Gilroy’s story plays out as a tense game of bluff, smoke and mirrors. Skiles has to go boldly off-piste if he’s to ferret out the answers he needs, navigating the shadowy spider-web of unstable alliances in lawless Beirut with a kind of sixth sense. The Israelis might play ball if the Americans will give them vital information about Russian missile installations, but maybe it’s the Palestinians who have grabbed rogue terrorist Rajal. As for the Americans, they seem to be waging their own internal power struggle.

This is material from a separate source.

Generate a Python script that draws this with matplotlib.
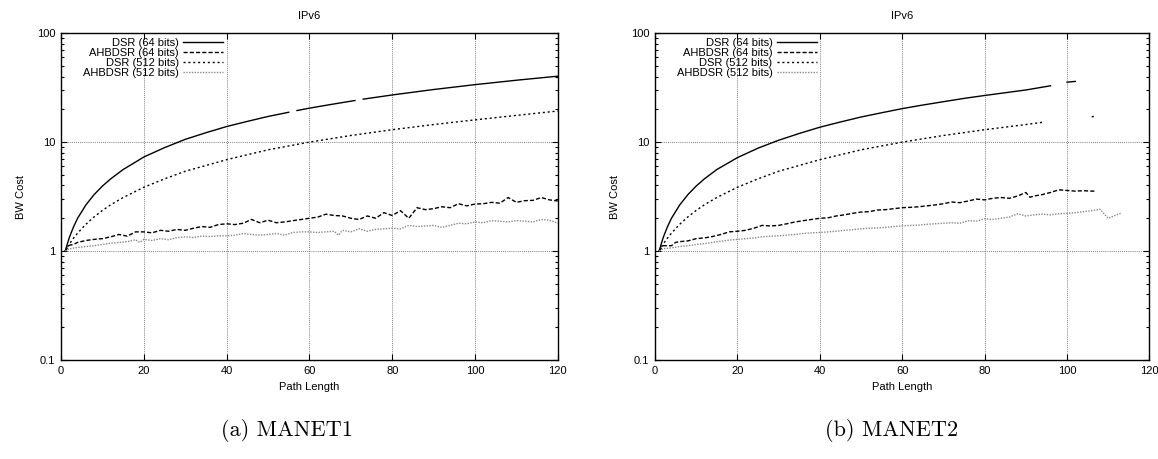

Hamm slips into the Skiles role as if he's shrugging on an old but trusted raincoat. He brings sardonic wit and some inner steel to his portrayal of a sad and disillusioned man who hasn’t quite lost his moral compass, nor his instinctive gift for finding solutions where none seemed possible. The supporting cast bring the purposeful competence which is exactly what’s required, though Pike’s slightly flimsy part could have been bulked up a bit. It may look superficially like another war-on-terror thriller, but The Negotiator is a skilful character piece which doesn't pretend it has any slick solutions to the chaos of the Middle East.